Duration:  0.4016838073730469  seconds


In [15]:
quality(concept, pos, neg)

Accuracy: 100.0%
Precision: 100.0%
Recall: 100.0%
F1: 100.0%


### Complex learning problems, potentially without an exact solution

#### First learning problem

In [16]:
all_individuals = set(KB.individuals())
pos = set(random.sample(list(all_individuals), 150))
remaining = all_individuals-pos
neg = set(random.sample(list(remaining), min(100, len(remaining))))

In [17]:
nces.pretrained_model_name

['SetTransformer', 'GRU', 'LSTM']

In [18]:
t0 = time.time()
concept = nces.fit(pos, neg)
t1 = time.time()
print("\nDuration: ", t1-t0, " seconds")

Prediction:  Person ⊓ (∀ married.(PersonWithASibling ⊔ (∀ hasChild.(¬Sister))))
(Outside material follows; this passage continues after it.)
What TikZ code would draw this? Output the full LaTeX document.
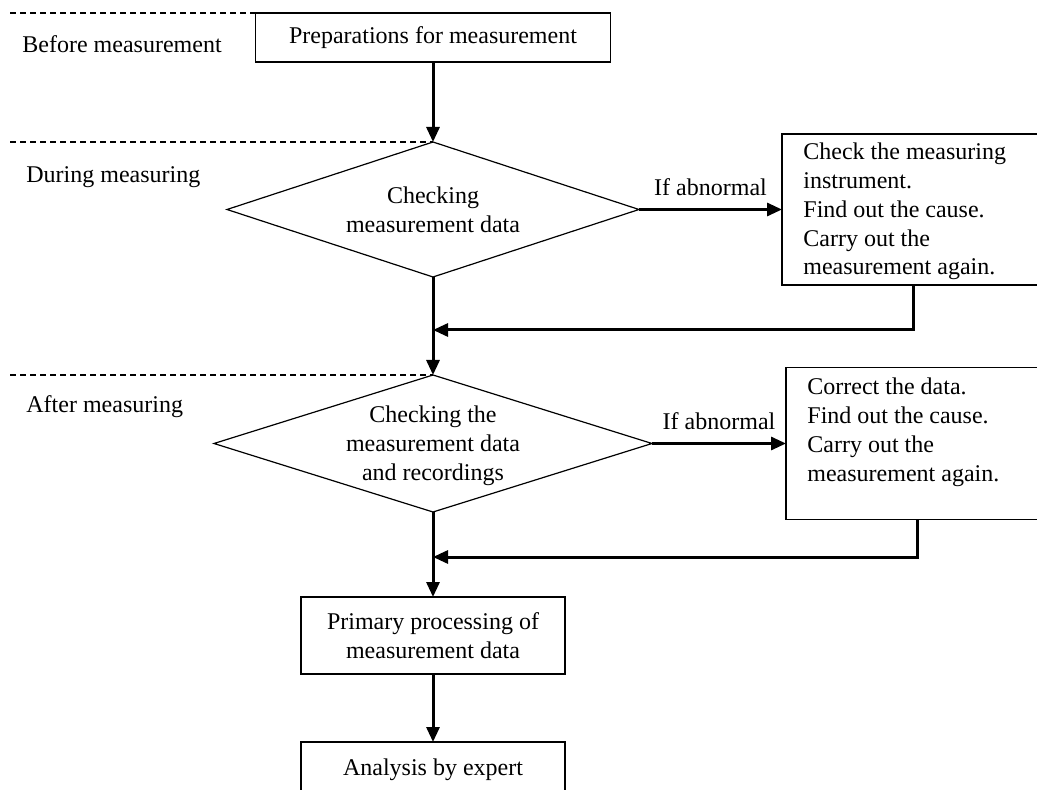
\documentclass[tikz,border=0pt]{standalone}
\usepackage{fontspec}
\setmainfont{Liberation Serif}
\usetikzlibrary{arrows.meta,shapes.geometric}
\begin{document}
\begin{tikzpicture}[x=0.5pt,y=-0.5pt,
  font=\fontsize{12}{14.4}\selectfont,
  box/.style={draw, line width=0.6pt, rectangle, inner sep=0pt, outer sep=0pt, align=center},
  dec/.style={draw, line width=0.6pt, diamond, inner sep=0pt, outer sep=0pt},
  arr/.style={line width=1.5pt, -{Triangle[length=7.5pt,width=6.5pt]}},
  sep/.style={line width=0.6pt, dash pattern=on 3pt off 2pt},
  phase/.style={anchor=base west, inner sep=0pt},
  lbl/.style={anchor=base, inner sep=0pt, yshift=7pt},
  txt/.style={inner sep=0pt, align=center},
  fixtxt/.style={inner sep=0pt, align=left, anchor=base west}]
\useasboundingbox (0,0) rectangle (1037,790);
\clip (0,0) rectangle (1037,790);

% phase labels
\node[phase] (ph1) at (22,53) {Before measurement};
\node[phase] (ph2) at (26,183) {During measuring};
\node[phase] (ph3) at (26,413) {After measuring};

% nodes
\node[box, minimum width=177.5pt, minimum height=24.5pt] (prep) at (433,37.5) {Preparations for measurement};
\node[dec, minimum width=206pt, minimum height=67.5pt] (chk1) at (433,209.5) {};
\node[txt] (chk1t) at (433,210) {Checking\\measurement data};
\node[box, minimum width=131.5pt, minimum height=75.5pt] (fix1) at (913.5,209.5) {};
\node[fixtxt] (fix1t) at ([shift={(21,141)}]fix1.north west)
  {Check the measuring\\instrument.\\Find out the cause.\\Carry out the\\measurement again.};
\node[dec, minimum width=219pt, minimum height=68.5pt] (chk2) at (433,443.5) {};
\node[txt] (chk2t) at (433,446) {Checking the\\measurement data\\and recordings};
\node[box, minimum width=131pt, minimum height=76pt] (fix2) at (917,443.5) {};
\node[fixtxt] (fix2t) at ([shift={(21,113.5)}]fix2.north west)
  {Correct the data.\\Find out the cause.\\Carry out the\\measurement again.};
\node[box, minimum width=132pt, minimum height=38.5pt] (prim) at (433,635.5) {Primary processing of\\measurement data};
\node[box, minimum width=132pt, minimum height=28pt] (anal) at (433,770) {Analysis by expert};

% dashed separators
\coordinate (s1) at (10,13);
\coordinate (s1e) at (300,13);
\coordinate (s2) at (10,142);
\coordinate (s3) at (10,375);
\draw[sep] (s1) -- (s1e);
\draw[sep] (s2) -- (chk1.north);
\draw[sep] (s3) -- (chk2.north);

% connectors
\coordinate (j1) at (433,330);
\coordinate (j2) at (433,557);
\draw[arr] (prep.south) -- (chk1.north);
\draw[arr] (chk1.east) -- node[lbl, midway] (ab1) {If abnormal} (fix1.west);
\draw[arr] (fix1.south) |- (j1);
\draw[arr] (chk1.south) -- (chk2.north);
\draw[arr] (chk2.east) -- node[lbl, midway] (ab2) {If abnormal} (fix2.west);
\draw[arr] (fix2.south) |- (j2);
\draw[arr] (chk2.south) -- (prim.north);
\draw[arr] (prim.south) -- (anal.north);
\end{tikzpicture}
\end{document}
Duration:  0.34989166259765625  seconds


In [19]:
quality(concept, pos, neg)

Accuracy: 100.0%
Precision: 100.0%
Recall: 100.0%
F1: 100.0%


#### Second learning problem

In [20]:
pos = set(random.sample(list(all_individuals), 80))
remaining = all_individuals-pos
neg = set(random.sample(list(remaining), min(150, len(remaining))))

In [21]:
t0 = time.time()
concept = nces.fit(pos, neg)
t1 = time.time()
print("\nDuration: ", t1-t0, " seconds")

Prediction:  Person ⊔ Male

Duration:  0.3551011085510254  seconds


In [22]:
quality(concept, pos, neg)

Accuracy: 100.0%
Precision: 100.0%
Recall: 100.0%
F1: 100.0%


## Important note

- Each of the synthesized expressions, e.g., Person ⊓ (∀ married.(PersonWithASibling ⊔ (∀ hasChild.(¬Sister)))) are not present in the knowledge base.
- NCES synthesizes solutions by leveraging its experience on the training data.
- The inputs (positive/negative examples) need not be balanced
- NCES can solve multiple learning problems at the same time (through broadcasting on matrix operations in its neural network component)
- Since LSTM and GRU are not permutation-equivariant, we can get different but closely related solutions by shuflling the input examples for these architectures. For this, one needs to instantiate the NCES class with the attribute "sorted_examples=False".